→ Listed records:
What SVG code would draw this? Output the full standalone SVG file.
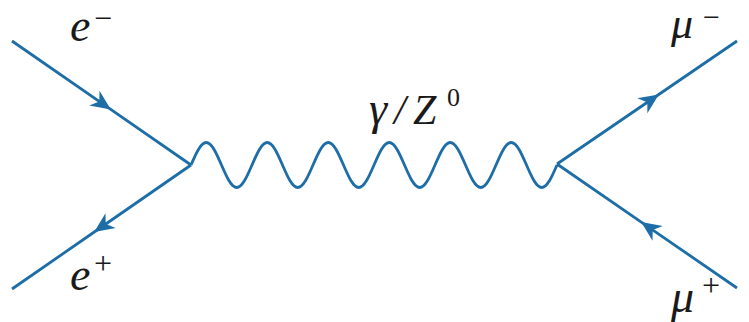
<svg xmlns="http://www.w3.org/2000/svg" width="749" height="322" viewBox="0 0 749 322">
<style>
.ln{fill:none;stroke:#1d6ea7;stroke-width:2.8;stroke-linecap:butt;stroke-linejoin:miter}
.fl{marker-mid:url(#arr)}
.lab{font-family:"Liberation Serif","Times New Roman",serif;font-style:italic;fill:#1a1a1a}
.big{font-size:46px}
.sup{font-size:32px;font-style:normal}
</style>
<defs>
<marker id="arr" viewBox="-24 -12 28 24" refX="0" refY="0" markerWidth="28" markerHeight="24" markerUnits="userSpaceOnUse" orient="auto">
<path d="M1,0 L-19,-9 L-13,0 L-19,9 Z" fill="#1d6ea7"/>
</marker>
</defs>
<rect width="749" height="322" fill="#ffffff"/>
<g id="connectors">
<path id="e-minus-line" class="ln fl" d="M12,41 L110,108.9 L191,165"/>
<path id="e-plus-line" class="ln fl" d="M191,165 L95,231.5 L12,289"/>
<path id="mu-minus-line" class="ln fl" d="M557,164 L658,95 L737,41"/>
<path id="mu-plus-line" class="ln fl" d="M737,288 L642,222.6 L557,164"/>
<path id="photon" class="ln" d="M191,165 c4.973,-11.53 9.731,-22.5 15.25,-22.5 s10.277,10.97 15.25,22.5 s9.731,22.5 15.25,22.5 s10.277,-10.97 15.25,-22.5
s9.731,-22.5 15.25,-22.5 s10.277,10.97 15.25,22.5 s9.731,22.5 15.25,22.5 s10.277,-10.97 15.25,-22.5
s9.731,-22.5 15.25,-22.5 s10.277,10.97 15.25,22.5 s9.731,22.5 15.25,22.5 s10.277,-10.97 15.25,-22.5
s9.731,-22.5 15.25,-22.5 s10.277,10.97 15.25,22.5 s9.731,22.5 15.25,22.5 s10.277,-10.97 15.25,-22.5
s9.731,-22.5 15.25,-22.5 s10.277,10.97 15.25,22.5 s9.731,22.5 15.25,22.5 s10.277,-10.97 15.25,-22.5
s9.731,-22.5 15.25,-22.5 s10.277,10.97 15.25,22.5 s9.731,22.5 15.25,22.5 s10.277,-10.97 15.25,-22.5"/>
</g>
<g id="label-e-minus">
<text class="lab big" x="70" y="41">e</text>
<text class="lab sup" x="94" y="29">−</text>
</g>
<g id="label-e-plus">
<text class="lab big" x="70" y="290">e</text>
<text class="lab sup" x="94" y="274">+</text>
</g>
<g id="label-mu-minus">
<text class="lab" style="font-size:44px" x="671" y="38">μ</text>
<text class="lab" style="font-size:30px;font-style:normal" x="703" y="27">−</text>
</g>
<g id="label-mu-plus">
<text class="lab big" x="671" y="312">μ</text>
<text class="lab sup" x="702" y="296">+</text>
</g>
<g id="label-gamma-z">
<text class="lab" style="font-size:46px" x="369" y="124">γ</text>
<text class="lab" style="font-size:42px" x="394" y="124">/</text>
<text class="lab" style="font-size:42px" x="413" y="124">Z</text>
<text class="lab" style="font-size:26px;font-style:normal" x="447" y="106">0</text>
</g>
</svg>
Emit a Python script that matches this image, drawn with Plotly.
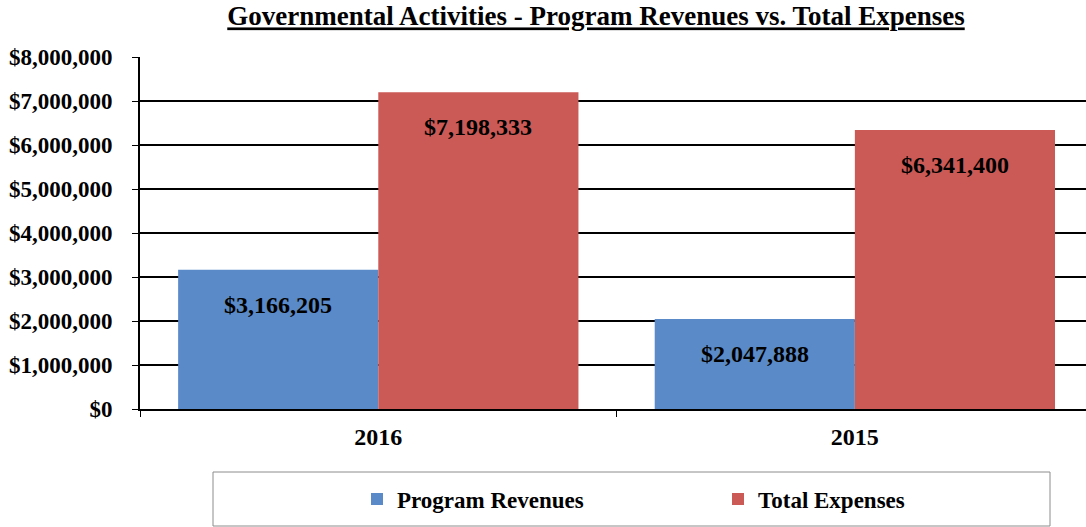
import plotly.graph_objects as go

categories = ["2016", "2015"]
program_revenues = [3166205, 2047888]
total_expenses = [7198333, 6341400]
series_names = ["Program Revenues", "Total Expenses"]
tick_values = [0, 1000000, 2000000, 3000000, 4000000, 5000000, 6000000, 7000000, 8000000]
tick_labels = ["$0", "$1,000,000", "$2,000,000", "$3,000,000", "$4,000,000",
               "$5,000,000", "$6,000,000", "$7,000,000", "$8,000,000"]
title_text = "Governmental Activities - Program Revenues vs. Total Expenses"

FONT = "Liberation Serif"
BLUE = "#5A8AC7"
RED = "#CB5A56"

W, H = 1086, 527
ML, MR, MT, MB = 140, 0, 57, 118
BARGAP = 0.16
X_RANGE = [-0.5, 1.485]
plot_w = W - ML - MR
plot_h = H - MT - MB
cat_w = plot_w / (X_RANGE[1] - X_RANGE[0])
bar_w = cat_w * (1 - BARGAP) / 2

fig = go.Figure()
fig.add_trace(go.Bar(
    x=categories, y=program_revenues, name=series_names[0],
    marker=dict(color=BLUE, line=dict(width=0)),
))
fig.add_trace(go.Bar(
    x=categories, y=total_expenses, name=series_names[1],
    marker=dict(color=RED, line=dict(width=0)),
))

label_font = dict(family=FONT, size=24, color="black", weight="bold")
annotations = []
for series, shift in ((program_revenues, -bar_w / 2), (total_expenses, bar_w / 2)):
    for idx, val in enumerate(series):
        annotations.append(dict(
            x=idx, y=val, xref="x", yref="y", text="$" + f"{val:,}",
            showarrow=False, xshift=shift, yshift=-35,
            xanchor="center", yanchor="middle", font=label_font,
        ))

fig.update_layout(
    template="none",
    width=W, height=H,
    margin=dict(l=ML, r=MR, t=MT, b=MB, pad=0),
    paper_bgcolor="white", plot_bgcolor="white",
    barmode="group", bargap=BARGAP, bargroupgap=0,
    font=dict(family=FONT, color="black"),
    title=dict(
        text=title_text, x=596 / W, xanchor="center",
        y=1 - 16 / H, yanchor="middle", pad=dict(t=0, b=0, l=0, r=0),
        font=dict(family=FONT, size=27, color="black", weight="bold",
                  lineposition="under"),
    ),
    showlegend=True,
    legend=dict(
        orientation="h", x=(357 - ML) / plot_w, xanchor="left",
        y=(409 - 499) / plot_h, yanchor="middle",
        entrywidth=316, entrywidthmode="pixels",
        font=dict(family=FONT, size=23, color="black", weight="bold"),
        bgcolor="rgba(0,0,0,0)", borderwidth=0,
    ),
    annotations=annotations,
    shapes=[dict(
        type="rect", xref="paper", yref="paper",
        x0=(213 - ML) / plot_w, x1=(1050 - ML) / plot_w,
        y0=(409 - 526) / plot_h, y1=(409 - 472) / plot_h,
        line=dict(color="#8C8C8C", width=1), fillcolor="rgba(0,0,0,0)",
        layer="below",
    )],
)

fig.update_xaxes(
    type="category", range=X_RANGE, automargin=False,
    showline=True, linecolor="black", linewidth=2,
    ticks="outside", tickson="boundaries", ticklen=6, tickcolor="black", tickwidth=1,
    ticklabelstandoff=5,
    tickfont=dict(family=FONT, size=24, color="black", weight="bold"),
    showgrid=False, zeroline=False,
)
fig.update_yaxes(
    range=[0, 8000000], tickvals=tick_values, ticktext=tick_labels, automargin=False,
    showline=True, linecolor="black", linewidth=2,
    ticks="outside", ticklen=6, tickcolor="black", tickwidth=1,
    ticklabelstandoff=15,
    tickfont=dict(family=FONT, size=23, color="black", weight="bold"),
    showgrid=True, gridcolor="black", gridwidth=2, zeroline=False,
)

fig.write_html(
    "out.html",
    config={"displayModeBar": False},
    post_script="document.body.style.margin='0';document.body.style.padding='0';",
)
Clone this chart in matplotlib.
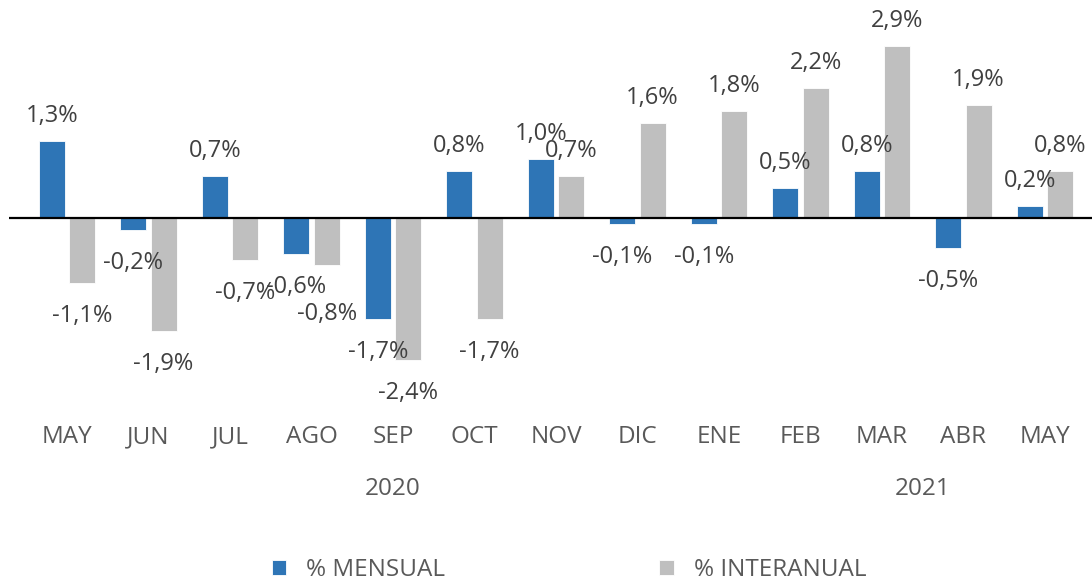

→ Problem description: Omit the pictures, then output the rest of the listing exactly.

→ Correct response:
What SVG code would draw this? Output the full standalone SVG file.
<svg xmlns="http://www.w3.org/2000/svg" width="749" height="322" viewBox="0 0 749 322">
<style>
.ln{fill:none;stroke:#1d6ea7;stroke-width:2.8;stroke-linecap:butt;stroke-linejoin:miter}
.fl{marker-mid:url(#arr)}
.lab{font-family:"Liberation Serif","Times New Roman",serif;font-style:italic;fill:#1a1a1a}
.big{font-size:46px}
.sup{font-size:32px;font-style:normal}
</style>
<defs>
<marker id="arr" viewBox="-24 -12 28 24" refX="0" refY="0" markerWidth="28" markerHeight="24" markerUnits="userSpaceOnUse" orient="auto">
<path d="M1,0 L-19,-9 L-13,0 L-19,9 Z" fill="#1d6ea7"/>
</marker>
</defs>
<rect width="749" height="322" fill="#ffffff"/>
<g id="connectors">
<path id="e-minus-line" class="ln fl" d="M12,41 L110,108.9 L191,165"/>
<path id="e-plus-line" class="ln fl" d="M191,165 L95,231.5 L12,289"/>
<path id="mu-minus-line" class="ln fl" d="M557,164 L658,95 L737,41"/>
<path id="mu-plus-line" class="ln fl" d="M737,288 L642,222.6 L557,164"/>
<path id="photon" class="ln" d="M191,165 c4.973,-11.53 9.731,-22.5 15.25,-22.5 s10.277,10.97 15.25,22.5 s9.731,22.5 15.25,22.5 s10.277,-10.97 15.25,-22.5
s9.731,-22.5 15.25,-22.5 s10.277,10.97 15.25,22.5 s9.731,22.5 15.25,22.5 s10.277,-10.97 15.25,-22.5
s9.731,-22.5 15.25,-22.5 s10.277,10.97 15.25,22.5 s9.731,22.5 15.25,22.5 s10.277,-10.97 15.25,-22.5
s9.731,-22.5 15.25,-22.5 s10.277,10.97 15.25,22.5 s9.731,22.5 15.25,22.5 s10.277,-10.97 15.25,-22.5
s9.731,-22.5 15.25,-22.5 s10.277,10.97 15.25,22.5 s9.731,22.5 15.25,22.5 s10.277,-10.97 15.25,-22.5
s9.731,-22.5 15.25,-22.5 s10.277,10.97 15.25,22.5 s9.731,22.5 15.25,22.5 s10.277,-10.97 15.25,-22.5"/>
</g>
<g id="label-e-minus">
<text class="lab big" x="70" y="41">e</text>
<text class="lab sup" x="94" y="29">−</text>
</g>
<g id="label-e-plus">
<text class="lab big" x="70" y="290">e</text>
<text class="lab sup" x="94" y="274">+</text>
</g>
<g id="label-mu-minus">
<text class="lab" style="font-size:44px" x="671" y="38">μ</text>
<text class="lab" style="font-size:30px;font-style:normal" x="703" y="27">−</text>
</g>
<g id="label-mu-plus">
<text class="lab big" x="671" y="312">μ</text>
<text class="lab sup" x="702" y="296">+</text>
</g>
<g id="label-gamma-z">
<text class="lab" style="font-size:46px" x="369" y="124">γ</text>
<text class="lab" style="font-size:42px" x="394" y="124">/</text>
<text class="lab" style="font-size:42px" x="413" y="124">Z</text>
<text class="lab" style="font-size:26px;font-style:normal" x="447" y="106">0</text>
</g>
</svg>
Emit a Python script that matches this image, drawn with Plotly.
import plotly.graph_objects as go

categories = ["2016", "2015"]
program_revenues = [3166205, 2047888]
total_expenses = [7198333, 6341400]
series_names = ["Program Revenues", "Total Expenses"]
tick_values = [0, 1000000, 2000000, 3000000, 4000000, 5000000, 6000000, 7000000, 8000000]
tick_labels = ["$0", "$1,000,000", "$2,000,000", "$3,000,000", "$4,000,000",
               "$5,000,000", "$6,000,000", "$7,000,000", "$8,000,000"]
title_text = "Governmental Activities - Program Revenues vs. Total Expenses"

FONT = "Liberation Serif"
BLUE = "#5A8AC7"
RED = "#CB5A56"

W, H = 1086, 527
ML, MR, MT, MB = 140, 0, 57, 118
BARGAP = 0.16
X_RANGE = [-0.5, 1.485]
plot_w = W - ML - MR
plot_h = H - MT - MB
cat_w = plot_w / (X_RANGE[1] - X_RANGE[0])
bar_w = cat_w * (1 - BARGAP) / 2

fig = go.Figure()
fig.add_trace(go.Bar(
    x=categories, y=program_revenues, name=series_names[0],
    marker=dict(color=BLUE, line=dict(width=0)),
))
fig.add_trace(go.Bar(
    x=categories, y=total_expenses, name=series_names[1],
    marker=dict(color=RED, line=dict(width=0)),
))

label_font = dict(family=FONT, size=24, color="black", weight="bold")
annotations = []
for series, shift in ((program_revenues, -bar_w / 2), (total_expenses, bar_w / 2)):
    for idx, val in enumerate(series):
        annotations.append(dict(
            x=idx, y=val, xref="x", yref="y", text="$" + f"{val:,}",
            showarrow=False, xshift=shift, yshift=-35,
            xanchor="center", yanchor="middle", font=label_font,
        ))

fig.update_layout(
    template="none",
    width=W, height=H,
    margin=dict(l=ML, r=MR, t=MT, b=MB, pad=0),
    paper_bgcolor="white", plot_bgcolor="white",
    barmode="group", bargap=BARGAP, bargroupgap=0,
    font=dict(family=FONT, color="black"),
    title=dict(
        text=title_text, x=596 / W, xanchor="center",
        y=1 - 16 / H, yanchor="middle", pad=dict(t=0, b=0, l=0, r=0),
        font=dict(family=FONT, size=27, color="black", weight="bold",
                  lineposition="under"),
    ),
    showlegend=True,
    legend=dict(
        orientation="h", x=(357 - ML) / plot_w, xanchor="left",
        y=(409 - 499) / plot_h, yanchor="middle",
        entrywidth=316, entrywidthmode="pixels",
        font=dict(family=FONT, size=23, color="black", weight="bold"),
        bgcolor="rgba(0,0,0,0)", borderwidth=0,
    ),
    annotations=annotations,
    shapes=[dict(
        type="rect", xref="paper", yref="paper",
        x0=(213 - ML) / plot_w, x1=(1050 - ML) / plot_w,
        y0=(409 - 526) / plot_h, y1=(409 - 472) / plot_h,
        line=dict(color="#8C8C8C", width=1), fillcolor="rgba(0,0,0,0)",
        layer="below",
    )],
)

fig.update_xaxes(
    type="category", range=X_RANGE, automargin=False,
    showline=True, linecolor="black", linewidth=2,
    ticks="outside", tickson="boundaries", ticklen=6, tickcolor="black", tickwidth=1,
    ticklabelstandoff=5,
    tickfont=dict(family=FONT, size=24, color="black", weight="bold"),
    showgrid=False, zeroline=False,
)
fig.update_yaxes(
    range=[0, 8000000], tickvals=tick_values, ticktext=tick_labels, automargin=False,
    showline=True, linecolor="black", linewidth=2,
    ticks="outside", ticklen=6, tickcolor="black", tickwidth=1,
    ticklabelstandoff=15,
    tickfont=dict(family=FONT, size=23, color="black", weight="bold"),
    showgrid=True, gridcolor="black", gridwidth=2, zeroline=False,
)

fig.write_html(
    "out.html",
    config={"displayModeBar": False},
    post_script="document.body.style.margin='0';document.body.style.padding='0';",
)
Clone this chart in matplotlib.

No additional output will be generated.